## GIVEN INSTRUCTION
Go through the entries below and collect each line with the string "code" in it.

## Start SUPPLIED RECORDS

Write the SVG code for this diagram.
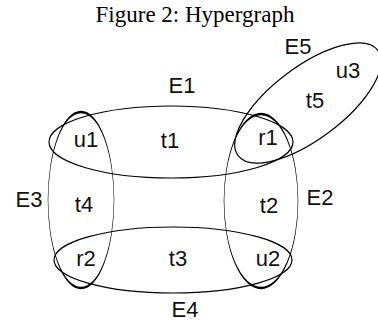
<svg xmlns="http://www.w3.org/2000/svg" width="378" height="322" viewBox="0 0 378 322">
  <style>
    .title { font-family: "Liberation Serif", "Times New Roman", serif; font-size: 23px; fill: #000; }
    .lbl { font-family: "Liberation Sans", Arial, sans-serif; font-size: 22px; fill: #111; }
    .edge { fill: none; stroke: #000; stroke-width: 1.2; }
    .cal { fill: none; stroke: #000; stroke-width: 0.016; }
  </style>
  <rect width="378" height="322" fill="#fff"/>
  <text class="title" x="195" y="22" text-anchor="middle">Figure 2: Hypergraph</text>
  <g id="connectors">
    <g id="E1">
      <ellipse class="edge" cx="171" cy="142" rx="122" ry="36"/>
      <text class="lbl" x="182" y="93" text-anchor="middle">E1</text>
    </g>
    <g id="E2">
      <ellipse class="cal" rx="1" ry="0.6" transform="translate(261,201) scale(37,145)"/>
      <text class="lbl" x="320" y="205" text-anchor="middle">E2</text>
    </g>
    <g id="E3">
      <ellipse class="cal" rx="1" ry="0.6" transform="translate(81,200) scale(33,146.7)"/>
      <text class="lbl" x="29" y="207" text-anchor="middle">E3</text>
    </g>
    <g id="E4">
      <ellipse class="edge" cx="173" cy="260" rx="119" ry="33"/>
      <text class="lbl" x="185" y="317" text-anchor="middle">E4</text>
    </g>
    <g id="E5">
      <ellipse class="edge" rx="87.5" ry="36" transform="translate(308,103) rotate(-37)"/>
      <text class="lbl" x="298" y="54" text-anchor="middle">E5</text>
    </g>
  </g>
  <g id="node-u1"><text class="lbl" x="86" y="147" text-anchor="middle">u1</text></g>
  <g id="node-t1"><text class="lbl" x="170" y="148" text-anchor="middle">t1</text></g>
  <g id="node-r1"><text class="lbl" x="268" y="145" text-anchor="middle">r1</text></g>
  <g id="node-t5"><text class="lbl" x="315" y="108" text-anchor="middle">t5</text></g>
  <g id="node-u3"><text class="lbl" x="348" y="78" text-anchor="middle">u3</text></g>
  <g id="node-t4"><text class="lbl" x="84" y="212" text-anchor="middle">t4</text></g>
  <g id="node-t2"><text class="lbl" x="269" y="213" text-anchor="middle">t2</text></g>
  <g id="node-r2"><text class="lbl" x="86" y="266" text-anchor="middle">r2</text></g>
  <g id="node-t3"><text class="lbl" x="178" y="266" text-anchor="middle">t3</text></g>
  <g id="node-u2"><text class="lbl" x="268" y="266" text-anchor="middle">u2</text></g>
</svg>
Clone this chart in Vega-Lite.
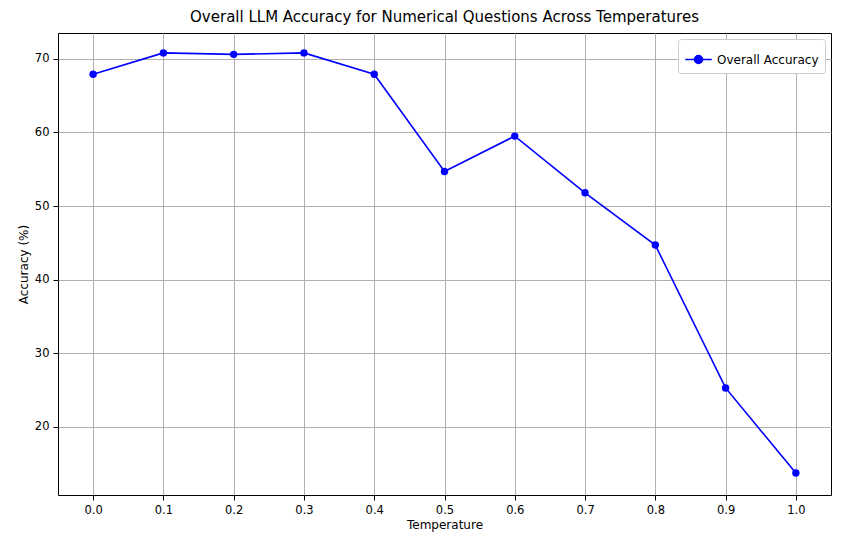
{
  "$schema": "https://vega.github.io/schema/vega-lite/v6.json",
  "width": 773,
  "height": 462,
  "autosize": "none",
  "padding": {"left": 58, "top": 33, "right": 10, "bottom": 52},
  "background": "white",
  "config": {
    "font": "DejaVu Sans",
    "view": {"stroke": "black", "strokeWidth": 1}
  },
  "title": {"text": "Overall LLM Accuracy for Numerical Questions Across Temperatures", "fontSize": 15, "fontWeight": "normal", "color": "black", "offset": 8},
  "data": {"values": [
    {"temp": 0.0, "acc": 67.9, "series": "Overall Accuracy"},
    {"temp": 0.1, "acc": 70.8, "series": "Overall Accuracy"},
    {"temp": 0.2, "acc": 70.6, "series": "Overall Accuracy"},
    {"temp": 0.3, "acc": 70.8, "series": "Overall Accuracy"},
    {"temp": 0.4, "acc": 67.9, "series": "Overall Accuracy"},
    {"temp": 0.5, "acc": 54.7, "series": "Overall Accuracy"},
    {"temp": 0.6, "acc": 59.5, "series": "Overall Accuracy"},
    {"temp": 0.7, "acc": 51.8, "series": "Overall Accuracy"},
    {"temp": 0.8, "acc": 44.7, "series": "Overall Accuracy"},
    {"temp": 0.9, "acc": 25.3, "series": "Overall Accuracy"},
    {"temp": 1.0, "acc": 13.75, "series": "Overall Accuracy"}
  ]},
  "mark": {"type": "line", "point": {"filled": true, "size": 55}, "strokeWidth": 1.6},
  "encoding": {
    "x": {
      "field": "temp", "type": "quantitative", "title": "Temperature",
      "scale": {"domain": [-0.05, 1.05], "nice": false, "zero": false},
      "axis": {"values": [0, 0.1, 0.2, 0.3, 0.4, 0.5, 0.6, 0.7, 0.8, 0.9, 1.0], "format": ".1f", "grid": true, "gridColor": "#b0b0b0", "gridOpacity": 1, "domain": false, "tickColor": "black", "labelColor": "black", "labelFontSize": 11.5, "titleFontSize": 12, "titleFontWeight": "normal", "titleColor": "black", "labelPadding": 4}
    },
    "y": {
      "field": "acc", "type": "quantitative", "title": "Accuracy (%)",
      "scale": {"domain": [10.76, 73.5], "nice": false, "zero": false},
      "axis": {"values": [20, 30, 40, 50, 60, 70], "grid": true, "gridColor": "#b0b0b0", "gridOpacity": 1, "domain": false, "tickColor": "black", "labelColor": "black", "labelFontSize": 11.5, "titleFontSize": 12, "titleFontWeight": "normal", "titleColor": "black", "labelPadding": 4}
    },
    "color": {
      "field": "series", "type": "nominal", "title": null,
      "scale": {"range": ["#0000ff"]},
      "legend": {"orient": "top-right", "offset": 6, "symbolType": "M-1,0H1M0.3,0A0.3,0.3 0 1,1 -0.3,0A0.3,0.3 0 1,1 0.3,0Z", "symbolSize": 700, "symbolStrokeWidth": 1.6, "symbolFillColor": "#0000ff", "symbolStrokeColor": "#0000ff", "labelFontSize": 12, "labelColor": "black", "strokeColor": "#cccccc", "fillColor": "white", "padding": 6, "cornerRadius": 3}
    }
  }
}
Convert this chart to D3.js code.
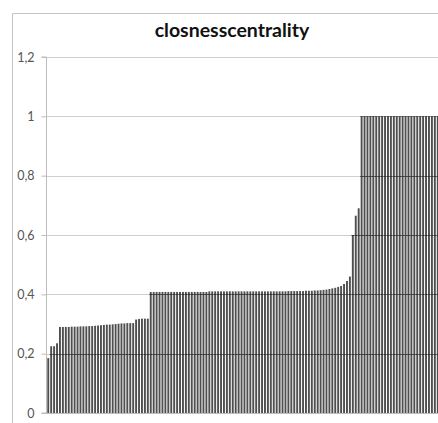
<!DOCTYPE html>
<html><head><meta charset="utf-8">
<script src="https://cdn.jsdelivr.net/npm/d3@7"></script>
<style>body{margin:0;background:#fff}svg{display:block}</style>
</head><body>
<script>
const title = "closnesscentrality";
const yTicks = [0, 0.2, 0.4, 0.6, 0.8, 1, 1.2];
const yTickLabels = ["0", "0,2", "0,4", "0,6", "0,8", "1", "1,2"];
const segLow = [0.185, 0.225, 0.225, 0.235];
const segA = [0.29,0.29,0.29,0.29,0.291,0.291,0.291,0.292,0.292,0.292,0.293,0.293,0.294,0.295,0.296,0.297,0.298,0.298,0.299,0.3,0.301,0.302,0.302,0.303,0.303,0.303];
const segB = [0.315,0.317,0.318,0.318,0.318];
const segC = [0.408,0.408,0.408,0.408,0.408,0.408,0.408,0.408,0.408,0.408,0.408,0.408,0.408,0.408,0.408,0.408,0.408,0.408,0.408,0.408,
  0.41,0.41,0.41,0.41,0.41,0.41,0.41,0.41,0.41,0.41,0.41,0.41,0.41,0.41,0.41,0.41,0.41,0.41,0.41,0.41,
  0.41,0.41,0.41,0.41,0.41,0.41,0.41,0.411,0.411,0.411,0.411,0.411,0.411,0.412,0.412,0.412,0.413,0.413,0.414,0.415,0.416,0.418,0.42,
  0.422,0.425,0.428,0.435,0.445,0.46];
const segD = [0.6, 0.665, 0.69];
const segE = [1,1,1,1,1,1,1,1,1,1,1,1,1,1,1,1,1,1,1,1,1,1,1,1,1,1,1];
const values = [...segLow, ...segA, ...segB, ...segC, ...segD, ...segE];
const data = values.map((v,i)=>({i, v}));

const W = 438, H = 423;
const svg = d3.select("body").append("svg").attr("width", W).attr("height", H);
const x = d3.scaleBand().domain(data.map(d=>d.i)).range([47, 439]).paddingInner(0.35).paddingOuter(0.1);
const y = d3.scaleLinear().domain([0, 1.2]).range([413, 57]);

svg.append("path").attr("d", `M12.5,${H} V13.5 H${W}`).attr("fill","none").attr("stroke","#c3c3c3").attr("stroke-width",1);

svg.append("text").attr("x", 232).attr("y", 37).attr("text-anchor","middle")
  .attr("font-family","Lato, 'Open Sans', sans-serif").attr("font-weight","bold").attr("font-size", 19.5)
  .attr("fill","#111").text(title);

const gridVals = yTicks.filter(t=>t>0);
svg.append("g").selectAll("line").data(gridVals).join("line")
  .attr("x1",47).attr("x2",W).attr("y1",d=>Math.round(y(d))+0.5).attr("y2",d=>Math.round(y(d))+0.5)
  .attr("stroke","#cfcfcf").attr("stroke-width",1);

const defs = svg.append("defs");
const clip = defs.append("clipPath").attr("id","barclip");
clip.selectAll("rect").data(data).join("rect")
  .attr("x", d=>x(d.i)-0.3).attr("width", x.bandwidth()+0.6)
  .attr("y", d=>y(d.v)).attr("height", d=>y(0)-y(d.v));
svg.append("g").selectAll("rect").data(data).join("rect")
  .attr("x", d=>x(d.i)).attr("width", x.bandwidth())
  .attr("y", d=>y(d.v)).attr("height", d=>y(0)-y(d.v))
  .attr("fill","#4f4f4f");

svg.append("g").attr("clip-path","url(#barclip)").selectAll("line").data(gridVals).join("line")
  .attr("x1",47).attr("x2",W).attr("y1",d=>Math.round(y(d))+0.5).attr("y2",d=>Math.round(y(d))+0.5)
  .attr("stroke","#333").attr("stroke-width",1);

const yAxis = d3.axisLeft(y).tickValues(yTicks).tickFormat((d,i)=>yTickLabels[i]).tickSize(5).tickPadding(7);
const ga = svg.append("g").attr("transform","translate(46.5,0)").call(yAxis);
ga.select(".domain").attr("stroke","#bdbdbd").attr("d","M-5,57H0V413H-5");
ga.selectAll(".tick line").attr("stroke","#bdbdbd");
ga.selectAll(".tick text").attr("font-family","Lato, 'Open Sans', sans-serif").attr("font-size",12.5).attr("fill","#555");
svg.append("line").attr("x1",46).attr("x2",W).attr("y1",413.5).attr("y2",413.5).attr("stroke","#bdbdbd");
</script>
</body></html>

## End SUPPLIED RECORDS

## WRITTEN ANSWER
Write the SVG code for this diagram.
Convert this chart to D3.js code.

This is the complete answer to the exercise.